After three months of relative drought, heavy rains returned to Colombia Saturday, causing flooding in all major cities and disrupting the country’s infrastructure. All this while the country’s authorities say they are not even half way in reconstructing what was destroyed by the last rainy season.
This year’s second rainy season — expected to last until mid-December — had its prelude in the capital Bogota where heavy rains and a hailstorm caused a disruption of the city’s traffic on Saturday. According to local authorities, the extreme weather caused no accidents.
In Medellin, heavy rains fell began falling Saturday evening, causing flooding in several parts of the city and 295 road accidents in which at least one person was killed and several were injured. The soccer match between Medellin team Nacional and their Bogota rivals Santa Fe was suspended when rains flooded the field.
In Cali, a heavy storm uprooted trees and destroyed rooftops.

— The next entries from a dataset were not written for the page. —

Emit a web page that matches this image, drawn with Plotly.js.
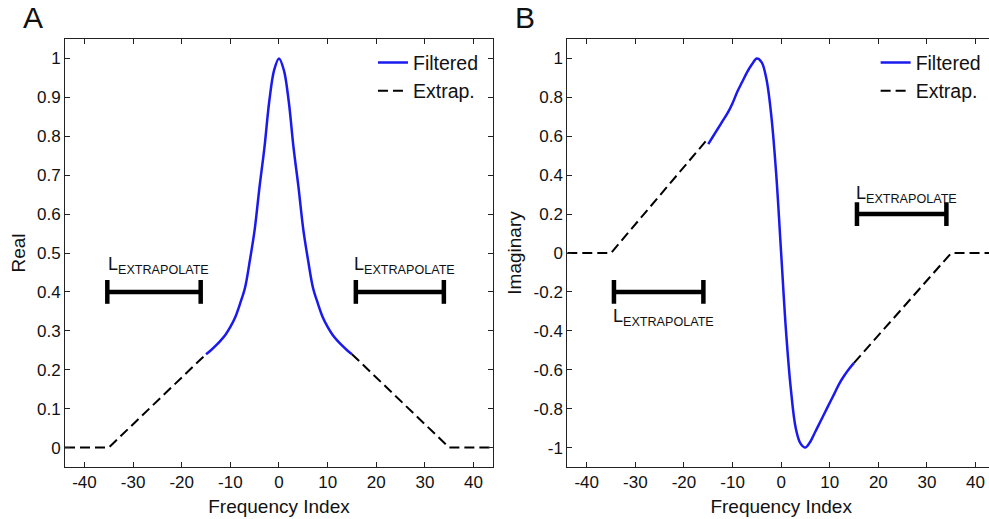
<!DOCTYPE html>
<html>
<head>
<meta charset="utf-8">
<script src="https://cdn.plot.ly/plotly-3.0.1.min.js"></script>
<style>
html,body{margin:0;padding:0;overflow:hidden;background:#fff;}
#chart{width:1000px;height:519px;}
</style>
</head>
<body>
<div id="chart"></div>
<script>
// ---- Panel A (Real) ----
const freqFilt = [-15,-14,-13,-12,-11,-10,-9,-8,-7,-6,-5,-4,-3,-2,-1,0,1,2,3,4,5,6,7,8,9,10,11,12,13,14,15];
const realFilt = [0.24,0.25,0.262,0.275,0.29,0.31,0.335,0.37,0.41,0.48,0.56,0.67,0.77,0.89,0.97,1.0,0.97,0.89,0.77,0.67,0.56,0.48,0.41,0.37,0.335,0.31,0.29,0.275,0.262,0.25,0.24];
const realExtrapX = [-44,-35,-15,null,15,35,44];
const realExtrapY = [0,0,0.24,null,0.24,0,0];

// ---- Panel B (Imaginary) ----
const imagFilt = [0.56,0.60,0.64,0.68,0.72,0.77,0.83,0.88,0.93,0.97,1.0,0.98,0.89,0.70,0.40,0.0,-0.40,-0.70,-0.90,-0.98,-1.0,-0.97,-0.92,-0.87,-0.82,-0.77,-0.72,-0.67,-0.63,-0.595,-0.565];
const imagExtrapX = [-44,-35,-15.5,null,15,35,44];
const imagExtrapY = [0,0,0.575,null,-0.565,0,0];

// ---- L_EXTRAPOLATE markers ----
const barAx = [-35.3,-16.1,null,15.8,33.9];
const barAy = [0.4,0.4,null,0.4,0.4];
const barBx = [-34.4,-16,null,15.6,34];
const barBy = [-0.2,-0.2,null,0.2,0.2];
const labelText = 'L<sub>EXTRAPOLATE</sub>';
const labelAx = [-35.5,15];
const labelAy = [0.468,0.468];
const labelBx = [-35,15];
const labelBy = [-0.33,0.30];

// ---- ticks ----
const xTicks = [-40,-30,-20,-10,0,10,20,30,40];
const xTickText = ['-40','-30','-20','-10','0','10','20','30','40'];
const yATicks = [0,0.1,0.2,0.3,0.4,0.5,0.6,0.7,0.8,0.9,1];
const yATickText = ['0','0.1','0.2','0.3','0.4','0.5','0.6','0.7','0.8','0.9','1'];
const yBTicks = [-1,-0.8,-0.6,-0.4,-0.2,0,0.2,0.4,0.6,0.8,1];
const yBTickText = ['-1','-0.8','-0.6','-0.4','-0.2','0','0.2','0.4','0.6','0.8','1'];

const FONT = '"Liberation Sans", Arial, sans-serif';
const BLUE = '#1a1aee';

const barMarker = {symbol:'line-ns', size:17, color:'#000', line:{width:4.5, color:'#000'}};

const traces = [
  {x:freqFilt, y:realFilt, mode:'lines', name:'Filtered', line:{color:BLUE, width:2.5, shape:'spline'}, xaxis:'x', yaxis:'y', legend:'legend'},
  {x:realExtrapX, y:realExtrapY, mode:'lines', name:'Extrap.', line:{color:'#000', width:2, dash:'10px,5px'}, xaxis:'x', yaxis:'y', legend:'legend'},
  {x:barAx, y:barAy, mode:'lines+markers', showlegend:false, line:{color:'#000', width:4.5}, marker:barMarker, xaxis:'x', yaxis:'y', hoverinfo:'skip'},
  {x:freqFilt, y:imagFilt, mode:'lines', name:'Filtered', line:{color:BLUE, width:2.5, shape:'spline'}, xaxis:'x2', yaxis:'y2', legend:'legend2'},
  {x:imagExtrapX, y:imagExtrapY, mode:'lines', name:'Extrap.', line:{color:'#000', width:2, dash:'10px,5px'}, xaxis:'x2', yaxis:'y2', legend:'legend2'},
  {x:barBx, y:barBy, mode:'lines+markers', showlegend:false, line:{color:'#000', width:4.5}, marker:barMarker, xaxis:'x2', yaxis:'y2', hoverinfo:'skip'}
];

const axisCommon = {
  showline:true, mirror:'ticks', linecolor:'#222', linewidth:1,
  ticks:'inside', ticklen:5, tickcolor:'#222', showgrid:false, zeroline:false,
  tickfont:{size:17, color:'#111', family:FONT}, tickmode:'array'
};
const titleFont = {size:19, family:FONT, color:'#111'};

function mkAnn(xs, ys, xref, yref){
  return xs.map((v,i)=>({x:v, y:ys[i], xref:xref, yref:yref, text:labelText, showarrow:false,
    xanchor:'left', yanchor:'middle', font:{size:18, color:'#111', family:FONT}}));
}

const layout = {
  width:1000, height:519,
  margin:{l:65, r:5, t:39, b:52},
  paper_bgcolor:'#fff', plot_bgcolor:'#fff',
  font:{family:FONT, color:'#111'},
  xaxis:Object.assign({}, axisCommon, {domain:[0,0.4602], range:[-44,44], anchor:'y', tickvals:xTicks, ticktext:xTickText,
    title:{text:'Frequency Index', font:titleFont, standoff:8}}),
  yaxis:Object.assign({}, axisCommon, {domain:[0,1], range:[-0.05,1.05], anchor:'x', tickvals:yATicks, ticktext:yATickText,
    title:{text:'Real', font:titleFont, standoff:6}}),
  xaxis2:Object.assign({}, axisCommon, {domain:[0.5401,1], range:[-44,44], anchor:'y2', tickvals:xTicks, ticktext:xTickText,
    title:{text:'Frequency Index', font:titleFont, standoff:8}}),
  yaxis2:Object.assign({}, axisCommon, {domain:[0,1], range:[-1.1,1.1], anchor:'x2', tickvals:yBTicks, ticktext:yBTickText,
    title:{text:'Imaginary', font:titleFont, standoff:6}}),
  legend:{x:0.4505, xanchor:'right', y:0.99, yanchor:'top', bgcolor:'rgba(0,0,0,0)', font:{size:19.5, family:FONT, color:'#111'}, tracegroupgap:0},
  legend2:{x:0.991, xanchor:'right', y:0.99, yanchor:'top', bgcolor:'rgba(0,0,0,0)', font:{size:19.5, family:FONT, color:'#111'}, tracegroupgap:0},
  annotations:[].concat(
    mkAnn(labelAx, labelAy, 'x', 'y'),
    mkAnn(labelBx, labelBy, 'x2', 'y2'),
    [
      {x:-0.0344, y:1.051, xref:'paper', yref:'paper', text:'A', showarrow:false, xanchor:'center', yanchor:'middle', font:{size:30, family:FONT, color:'#111'}},
      {x:0.4946, y:1.051, xref:'paper', yref:'paper', text:'B', showarrow:false, xanchor:'center', yanchor:'middle', font:{size:30, family:FONT, color:'#111'}}
    ]
  ),
  showlegend:true
};

Plotly.newPlot('chart', traces, layout, {staticPlot:true, displayModeBar:false});
</script>
</body>
</html>
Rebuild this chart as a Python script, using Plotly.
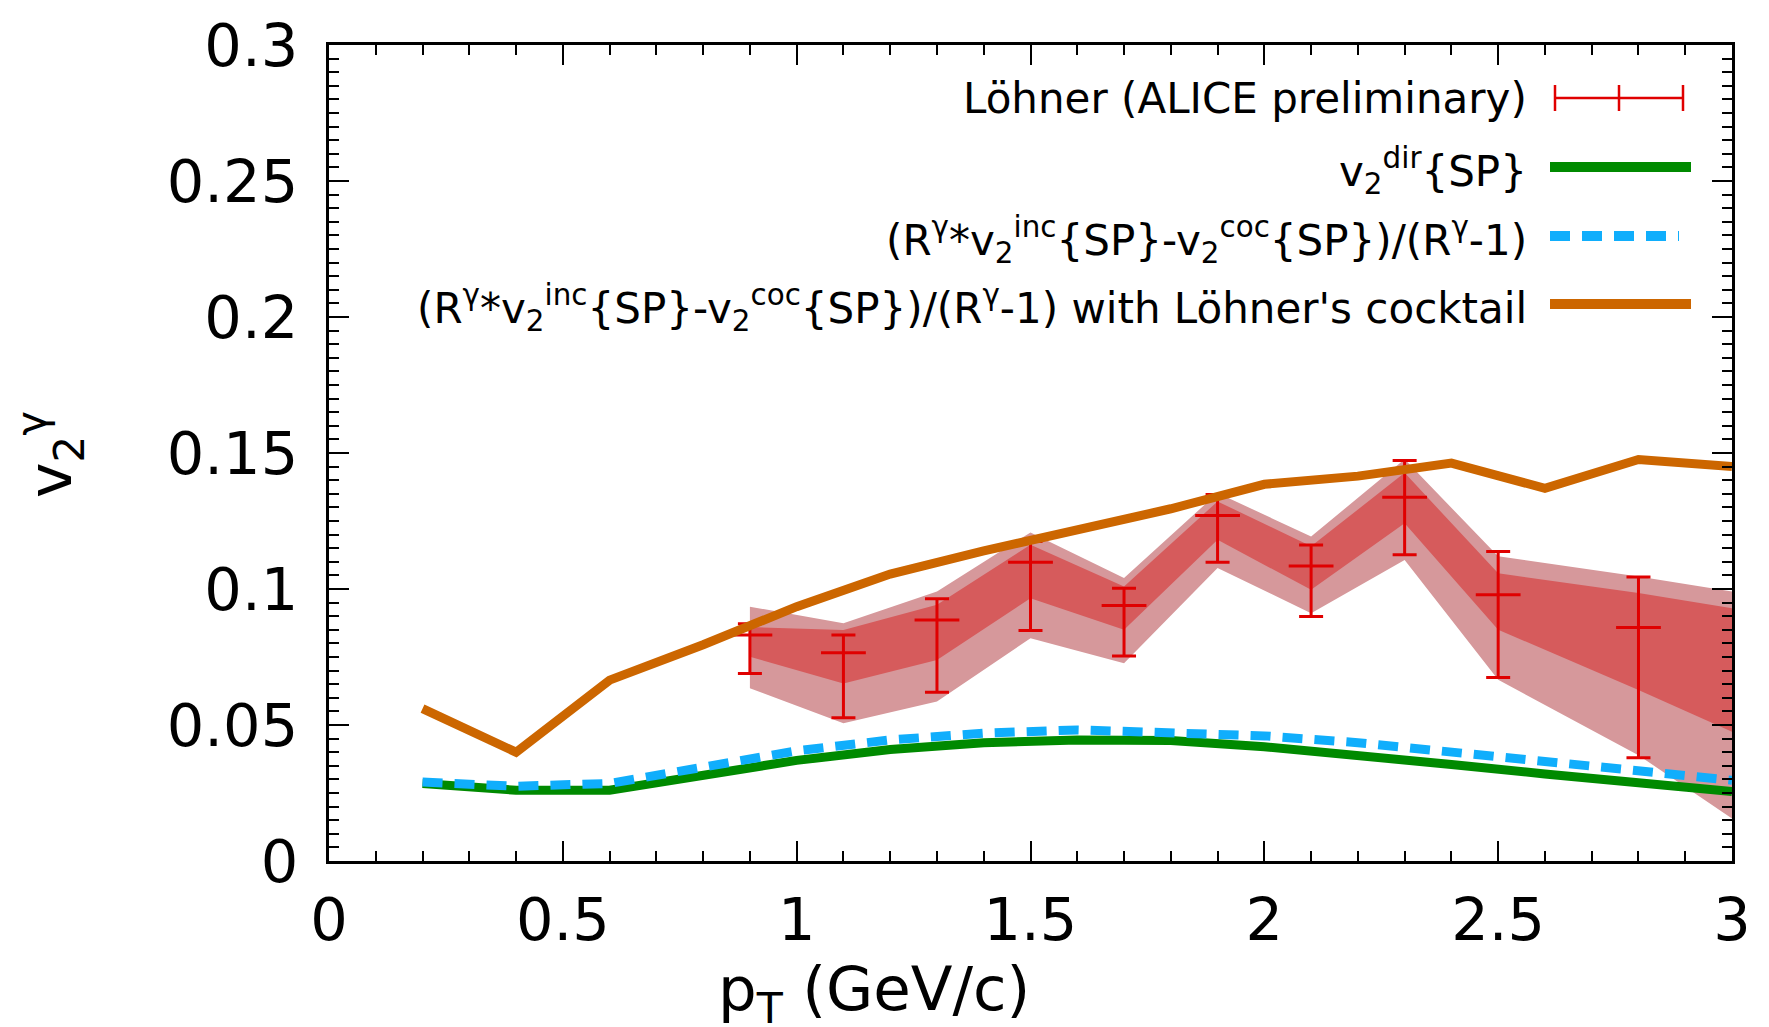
import plotly.graph_objects as go

# ---------------- data ----------------
pt_curve = [0.2, 0.4, 0.6, 0.8, 1.0, 1.2, 1.4, 1.6, 1.8, 2.0, 2.2, 2.4, 2.6, 2.8, 3.0]
v2_dir_sp = [0.0285, 0.026, 0.026, 0.0318, 0.037, 0.041, 0.0435, 0.0445, 0.0443,
             0.042, 0.039, 0.0355, 0.032, 0.029, 0.0255]
v2_ratio_sp = [0.029, 0.0275, 0.0285, 0.0345, 0.0405, 0.0445, 0.047, 0.0482, 0.0475,
               0.046, 0.0435, 0.040, 0.037, 0.0335, 0.0297]
v2_lohner_cocktail = [0.056, 0.040, 0.0665, 0.0795, 0.0935, 0.1055, 0.114, 0.1215, 0.1295,
                      0.1385, 0.1415, 0.1463, 0.137, 0.1476, 0.145]

pt_data = [0.9, 1.1, 1.3, 1.5, 1.7, 1.9, 2.1, 2.3, 2.5, 2.8]
v2_data = [0.0831, 0.0766, 0.0886, 0.1098, 0.0939, 0.127, 0.1085, 0.1337, 0.0979, 0.0858]
v2_data_high = [0.0872, 0.0831, 0.0964, 0.1175, 0.1003, 0.1347, 0.1162, 0.1472, 0.1138, 0.1044]
v2_data_low = [0.0689, 0.0527, 0.062, 0.0847, 0.0754, 0.1098, 0.0899, 0.1126, 0.0675, 0.038]

pt_band = [0.9, 1.1, 1.3, 1.5, 1.7, 1.9, 2.1, 2.3, 2.5, 2.8, 3.0]
band_outer_high = [0.0935, 0.0874, 0.0991, 0.1208, 0.104, 0.1353, 0.1193, 0.1477, 0.112, 0.1046, 0.0991]
band_inner_high = [0.086, 0.0849, 0.0942, 0.1163, 0.1009, 0.1322, 0.1157, 0.1427, 0.1058, 0.0985, 0.0929]
band_inner_low = [0.0751, 0.0653, 0.0739, 0.0966, 0.085, 0.1181, 0.0997, 0.1242, 0.085, 0.0629, 0.0475]
band_outer_low = [0.0635, 0.0506, 0.0586, 0.0819, 0.0727, 0.1077, 0.0911, 0.1107, 0.0666, 0.0389, 0.0156]

x_tickvals = [0, 0.5, 1, 1.5, 2, 2.5, 3]
x_ticktext = ["0", "0.5", "1", "1.5", "2", "2.5", "3"]
y_tickvals = [0, 0.05, 0.1, 0.15, 0.2, 0.25, 0.3]
y_ticktext = ["0", "0.05", "0.1", "0.15", "0.2", "0.25", "0.3"]

legend_labels = [
    "Löhner (ALICE preliminary)",
    "v<sub>2</sub><sup>dir</sup>{SP}",
    "(R<sup>γ</sup>*v<sub>2</sub><sup>inc</sup>{SP}-v<sub>2</sub><sup>coc</sup>{SP})/(R<sup>γ</sup>-1)",
    "(R<sup>γ</sup>*v<sub>2</sub><sup>inc</sup>{SP}-v<sub>2</sub><sup>coc</sup>{SP})/(R<sup>γ</sup>-1) with Löhner's cocktail",
]

# ---------------- style ----------------
FONT = "DejaVu Sans"
RED = "#e00000"
GREEN = "#008a00"
BLUE = "#10aefc"
ORANGE = "#cc6600"
PINK = "#d6989b"
DARKRED = "#d65b5c"

W, H = 1769, 1027
ML, MR, MT, MB = 321, 45, 37, 174
PW, PH = W - ML - MR, H - MT - MB


def px(x):  # pixel -> paper x
    return (x - ML) / PW


def py(y):  # pixel -> paper y
    return (H - MB - y) / PH


fig = go.Figure()

# bands
fig.add_trace(go.Scatter(
    x=pt_band + pt_band[::-1], y=band_outer_high + band_outer_low[::-1],
    fill="toself", fillcolor=PINK, line=dict(width=0), mode="lines",
    hoverinfo="skip", showlegend=False))
fig.add_trace(go.Scatter(
    x=pt_band + pt_band[::-1], y=band_inner_high + band_inner_low[::-1],
    fill="toself", fillcolor=DARKRED, line=dict(width=0), mode="lines",
    hoverinfo="skip", showlegend=False))

# data points with error bars
fig.add_trace(go.Scatter(
    x=pt_data, y=v2_data, mode="markers",
    marker=dict(symbol="line-ew", size=32, color=RED, line=dict(color=RED, width=3)),
    error_y=dict(type="data", symmetric=False,
                 array=[h - v for h, v in zip(v2_data_high, v2_data)],
                 arrayminus=[v - l for v, l in zip(v2_data, v2_data_low)],
                 color=RED, thickness=3, width=12),
    showlegend=False))

# curves
fig.add_trace(go.Scatter(x=pt_curve, y=v2_dir_sp, mode="lines",
                         line=dict(color=GREEN, width=9), showlegend=False))
fig.add_trace(go.Scatter(x=pt_curve, y=v2_ratio_sp, mode="lines",
                         line=dict(color=BLUE, width=9, dash="20px,12px"), showlegend=False))
fig.add_trace(go.Scatter(x=pt_curve, y=v2_lohner_cocktail, mode="lines",
                         line=dict(color=ORANGE, width=9), showlegend=False))

axis_common = dict(
    showgrid=False, zeroline=False, showline=True, linecolor="black", linewidth=3,
    mirror="allticks", ticks="inside", ticklen=20, tickwidth=2, tickcolor="black",
    tickfont=dict(family=FONT, size=59, color="black"), automargin=False,
)

fig.update_xaxes(range=[0, 3], tickvals=x_tickvals, ticktext=x_ticktext,
                 ticklabelstandoff=5,
                 minor=dict(dtick=0.1, ticks="inside", ticklen=10, tickwidth=2,
                            tickcolor="black", showgrid=False),
                 **axis_common)
fig.update_yaxes(range=[0, 0.3], tickvals=y_tickvals, ticktext=y_ticktext,
                 ticklabelstandoff=16,
                 minor=dict(dtick=0.005, ticks="inside", ticklen=10, tickwidth=2,
                            tickcolor="black", showgrid=False),
                 **axis_common)

annotations = [
    dict(text="p<sub>T</sub> (GeV/c)", x=px(866), y=py(985), xref="paper", yref="paper",
         xanchor="center", yanchor="middle", showarrow=False,
         font=dict(family=FONT, size=61, color="black")),
    dict(text="v<sub>2</sub><sup>γ</sup>", x=px(42), y=py(447), xref="paper", yref="paper",
         xanchor="center", yanchor="middle", showarrow=False, textangle=-90,
         font=dict(family=FONT, size=60, color="black")),
]

# custom gnuplot-like key (text right-aligned, sample on the right)
row_y = [90, 159, 228, 296]
text_dy = [0, 4, 4, 4]
TEXT_RIGHT = 1521
for lbl, ry, dy in zip(legend_labels, row_y, text_dy):
    annotations.append(dict(text=lbl, x=px(TEXT_RIGHT), y=py(ry + dy), xref="paper", yref="paper",
                            xanchor="right", yanchor="middle", showarrow=False,
                            font=dict(family=FONT, size=42, color="black")))

shapes = []
# error-bar sample
shapes.append(dict(type="line", xref="paper", yref="paper", x0=px(1547), x1=px(1675),
                   y0=py(row_y[0]), y1=py(row_y[0]), line=dict(color=RED, width=2.5)))
for sx in (1547, 1611, 1675):
    shapes.append(dict(type="line", xref="paper", yref="paper", x0=px(sx), x1=px(sx),
                       y0=py(row_y[0] - 13), y1=py(row_y[0] + 13), line=dict(color=RED, width=2.5)))
shapes.append(dict(type="line", xref="paper", yref="paper", x0=px(1542), x1=px(1683),
                   y0=py(row_y[1]), y1=py(row_y[1]), line=dict(color=GREEN, width=10)))
shapes.append(dict(type="line", xref="paper", yref="paper", x0=px(1542), x1=px(1671),
                   y0=py(row_y[2]), y1=py(row_y[2]), line=dict(color=BLUE, width=10, dash="20px,12px")))
shapes.append(dict(type="line", xref="paper", yref="paper", x0=px(1542), x1=px(1683),
                   y0=py(row_y[3]), y1=py(row_y[3]), line=dict(color=ORANGE, width=10)))

fig.update_layout(
    width=W, height=H,
    margin=dict(l=ML, r=MR, t=MT, b=MB, pad=0),
    plot_bgcolor="white", paper_bgcolor="white",
    showlegend=False,
    annotations=annotations,
    shapes=shapes,
    font=dict(family=FONT, color="black"),
)

fig.write_html("out.html")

A similar storm hit the city of Manizales where ten houses lost their rooftops and media report landslides and floods.
According to President Juan Manuel Santos, state agencies have begun 53% of the 4,178 public works projects to reconstruct the damage done by the torrential rains that caused massive destruction throughout the country since the beginning of 2010.
Nevertheless, the road between Medellin and Quibdo, the capital of the Pacific Choco department, was closed off after the first rains fell on Saturday.
Last year’s extended rainy season killed more than 300 people in Colombia, affected more than 2 million and caused an estimated $5 billion in damages.